Available records:
* BEGIN *

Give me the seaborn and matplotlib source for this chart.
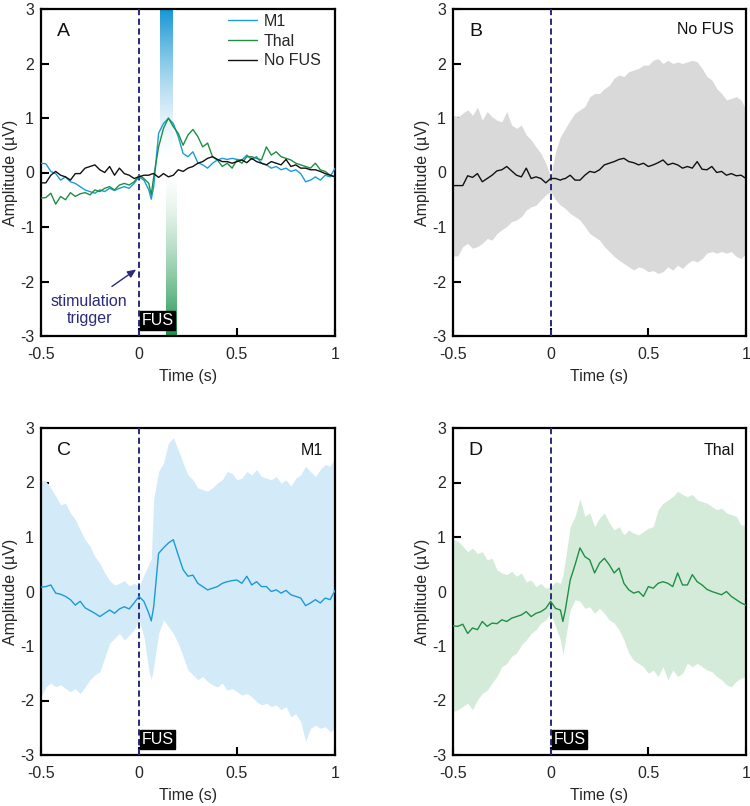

* END *
* BEGIN *

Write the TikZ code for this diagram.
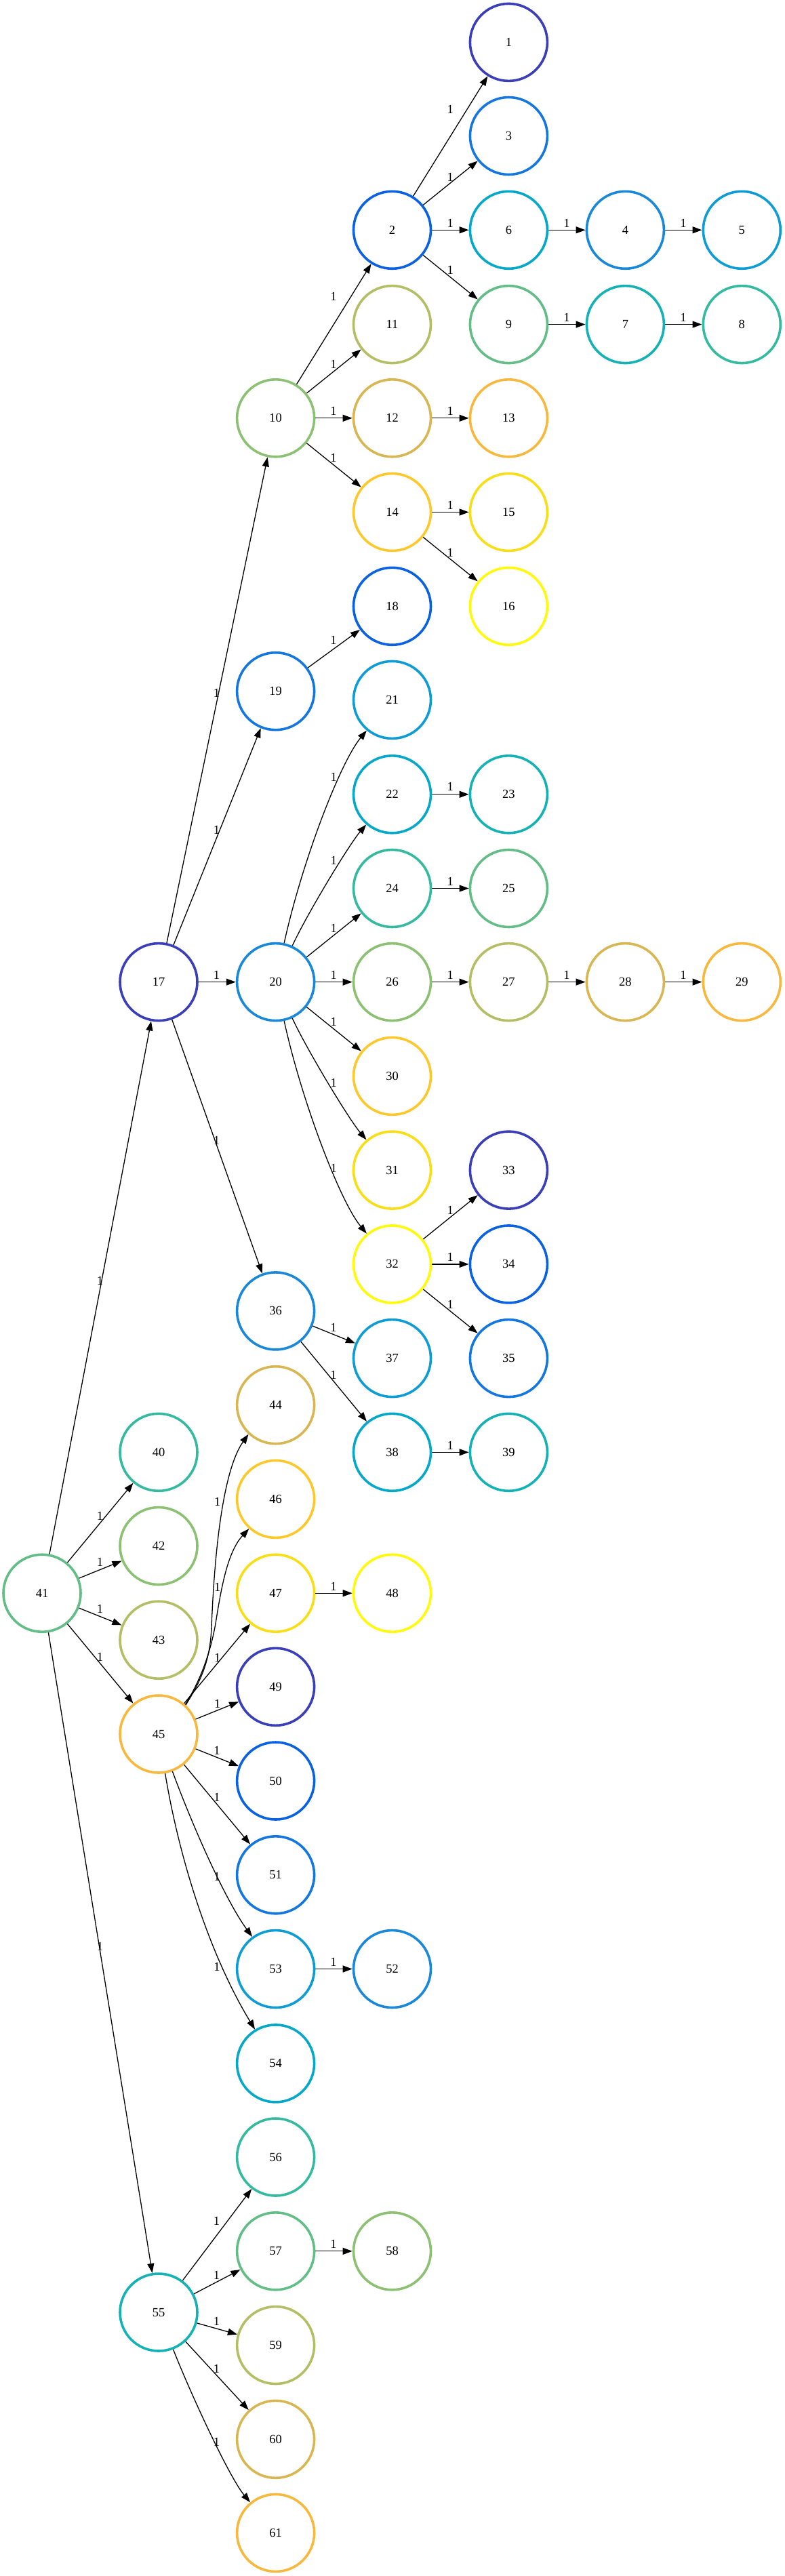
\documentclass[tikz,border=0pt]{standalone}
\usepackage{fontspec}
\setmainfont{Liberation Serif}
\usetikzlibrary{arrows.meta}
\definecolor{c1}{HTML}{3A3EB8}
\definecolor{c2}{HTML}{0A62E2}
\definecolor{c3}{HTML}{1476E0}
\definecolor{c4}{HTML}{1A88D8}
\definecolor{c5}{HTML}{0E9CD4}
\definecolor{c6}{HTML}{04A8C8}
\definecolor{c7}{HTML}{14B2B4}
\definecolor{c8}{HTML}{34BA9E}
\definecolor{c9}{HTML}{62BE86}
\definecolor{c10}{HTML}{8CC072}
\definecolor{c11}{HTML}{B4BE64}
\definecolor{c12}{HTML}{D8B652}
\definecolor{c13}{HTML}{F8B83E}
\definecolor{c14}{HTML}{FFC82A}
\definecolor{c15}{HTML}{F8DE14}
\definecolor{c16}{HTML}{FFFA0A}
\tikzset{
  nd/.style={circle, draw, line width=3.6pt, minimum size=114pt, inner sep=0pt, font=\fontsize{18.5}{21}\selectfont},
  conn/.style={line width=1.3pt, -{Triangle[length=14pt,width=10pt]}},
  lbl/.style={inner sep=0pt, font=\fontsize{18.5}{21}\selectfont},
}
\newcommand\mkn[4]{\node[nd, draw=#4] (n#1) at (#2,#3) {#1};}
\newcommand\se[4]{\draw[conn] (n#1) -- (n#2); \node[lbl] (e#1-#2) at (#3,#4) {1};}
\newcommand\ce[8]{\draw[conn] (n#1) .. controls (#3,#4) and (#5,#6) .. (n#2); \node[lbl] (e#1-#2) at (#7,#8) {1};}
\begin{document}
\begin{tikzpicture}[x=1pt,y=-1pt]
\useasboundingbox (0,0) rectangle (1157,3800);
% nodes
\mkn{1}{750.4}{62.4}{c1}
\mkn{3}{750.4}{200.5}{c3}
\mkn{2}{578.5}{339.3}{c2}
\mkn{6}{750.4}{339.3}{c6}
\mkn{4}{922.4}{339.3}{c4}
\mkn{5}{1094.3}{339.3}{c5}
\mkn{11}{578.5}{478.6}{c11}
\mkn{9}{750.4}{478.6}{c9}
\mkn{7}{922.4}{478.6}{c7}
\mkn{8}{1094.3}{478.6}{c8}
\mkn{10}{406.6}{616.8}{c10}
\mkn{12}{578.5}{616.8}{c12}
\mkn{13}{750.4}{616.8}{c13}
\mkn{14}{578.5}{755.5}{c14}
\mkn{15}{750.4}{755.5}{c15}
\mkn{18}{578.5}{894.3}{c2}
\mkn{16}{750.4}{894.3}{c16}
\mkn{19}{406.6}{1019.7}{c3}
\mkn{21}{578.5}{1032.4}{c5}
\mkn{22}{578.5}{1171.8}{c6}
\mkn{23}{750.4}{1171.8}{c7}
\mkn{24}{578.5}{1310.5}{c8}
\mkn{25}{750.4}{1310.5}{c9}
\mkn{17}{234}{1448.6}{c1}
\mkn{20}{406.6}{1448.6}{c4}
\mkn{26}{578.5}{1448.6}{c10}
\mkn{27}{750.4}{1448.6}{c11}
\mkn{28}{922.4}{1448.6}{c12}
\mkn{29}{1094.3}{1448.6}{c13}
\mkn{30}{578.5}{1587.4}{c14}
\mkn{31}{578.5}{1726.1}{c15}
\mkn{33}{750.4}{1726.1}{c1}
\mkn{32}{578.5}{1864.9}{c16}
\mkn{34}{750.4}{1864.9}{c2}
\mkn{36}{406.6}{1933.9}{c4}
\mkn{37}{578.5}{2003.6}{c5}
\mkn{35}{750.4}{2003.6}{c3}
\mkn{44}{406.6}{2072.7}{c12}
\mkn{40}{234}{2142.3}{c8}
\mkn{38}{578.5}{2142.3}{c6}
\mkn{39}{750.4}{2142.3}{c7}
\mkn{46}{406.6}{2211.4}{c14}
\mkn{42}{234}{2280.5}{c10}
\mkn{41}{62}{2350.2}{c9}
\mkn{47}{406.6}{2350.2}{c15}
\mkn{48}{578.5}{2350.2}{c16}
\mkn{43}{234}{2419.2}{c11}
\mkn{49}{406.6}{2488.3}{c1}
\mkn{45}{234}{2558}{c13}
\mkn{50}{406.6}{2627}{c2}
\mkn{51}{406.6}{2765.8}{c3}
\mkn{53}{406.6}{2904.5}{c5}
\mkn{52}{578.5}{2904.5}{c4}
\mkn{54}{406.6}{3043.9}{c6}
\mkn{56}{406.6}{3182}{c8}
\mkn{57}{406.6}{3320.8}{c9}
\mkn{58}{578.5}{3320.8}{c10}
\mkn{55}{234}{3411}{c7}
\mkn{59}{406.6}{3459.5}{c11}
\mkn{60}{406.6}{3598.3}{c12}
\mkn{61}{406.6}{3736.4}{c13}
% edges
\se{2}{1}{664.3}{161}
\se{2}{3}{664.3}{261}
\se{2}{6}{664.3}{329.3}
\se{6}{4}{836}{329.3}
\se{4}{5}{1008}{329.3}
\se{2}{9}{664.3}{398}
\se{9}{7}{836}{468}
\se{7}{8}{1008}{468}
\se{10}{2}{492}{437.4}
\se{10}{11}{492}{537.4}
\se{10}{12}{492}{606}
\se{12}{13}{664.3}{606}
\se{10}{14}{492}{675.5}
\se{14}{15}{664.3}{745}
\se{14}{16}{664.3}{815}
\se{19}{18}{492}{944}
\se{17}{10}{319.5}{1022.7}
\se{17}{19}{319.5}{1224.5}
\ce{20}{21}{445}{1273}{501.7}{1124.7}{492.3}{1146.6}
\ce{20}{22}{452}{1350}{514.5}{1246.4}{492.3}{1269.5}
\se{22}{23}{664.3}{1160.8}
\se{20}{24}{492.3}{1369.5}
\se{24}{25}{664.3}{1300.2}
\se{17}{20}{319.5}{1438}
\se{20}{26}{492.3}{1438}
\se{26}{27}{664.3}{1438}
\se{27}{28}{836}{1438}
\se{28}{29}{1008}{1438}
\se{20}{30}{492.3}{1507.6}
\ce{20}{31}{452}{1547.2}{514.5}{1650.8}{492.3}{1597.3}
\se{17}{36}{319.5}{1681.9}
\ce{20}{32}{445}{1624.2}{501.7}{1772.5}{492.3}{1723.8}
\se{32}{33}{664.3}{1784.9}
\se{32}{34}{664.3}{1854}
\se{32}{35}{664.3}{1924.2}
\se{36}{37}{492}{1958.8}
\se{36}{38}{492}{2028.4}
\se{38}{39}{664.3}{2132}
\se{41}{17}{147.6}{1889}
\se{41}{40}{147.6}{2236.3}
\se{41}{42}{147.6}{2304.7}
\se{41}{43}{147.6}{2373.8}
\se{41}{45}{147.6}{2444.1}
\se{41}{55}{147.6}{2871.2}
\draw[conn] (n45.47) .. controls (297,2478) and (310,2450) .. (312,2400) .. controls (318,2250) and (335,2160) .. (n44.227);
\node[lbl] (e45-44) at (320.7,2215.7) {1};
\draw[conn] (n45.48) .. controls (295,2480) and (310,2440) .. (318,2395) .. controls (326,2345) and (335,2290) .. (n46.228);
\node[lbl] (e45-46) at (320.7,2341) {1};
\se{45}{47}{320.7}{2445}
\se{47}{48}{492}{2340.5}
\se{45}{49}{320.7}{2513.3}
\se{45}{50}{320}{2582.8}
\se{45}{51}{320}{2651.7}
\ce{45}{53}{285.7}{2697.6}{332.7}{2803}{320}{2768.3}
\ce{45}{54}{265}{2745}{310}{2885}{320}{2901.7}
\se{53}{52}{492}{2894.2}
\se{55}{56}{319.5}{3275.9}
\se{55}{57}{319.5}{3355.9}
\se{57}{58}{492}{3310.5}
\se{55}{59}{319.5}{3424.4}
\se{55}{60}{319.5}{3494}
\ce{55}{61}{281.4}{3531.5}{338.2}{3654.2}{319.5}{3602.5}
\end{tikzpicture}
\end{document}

* END *
* BEGIN *

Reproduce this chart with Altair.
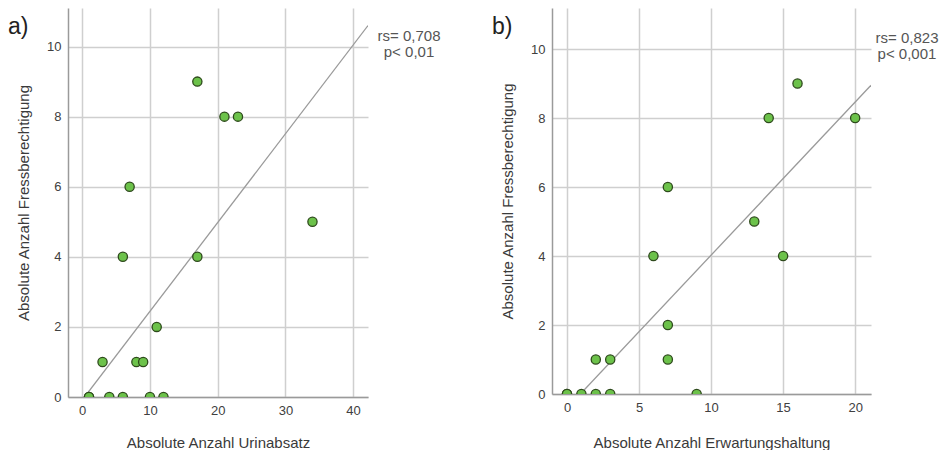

* END *

Task description: Copy down every line of the material above that includes the string "chart".

Task solution:
Give me the seaborn and matplotlib source for this chart.
Reproduce this chart with Altair.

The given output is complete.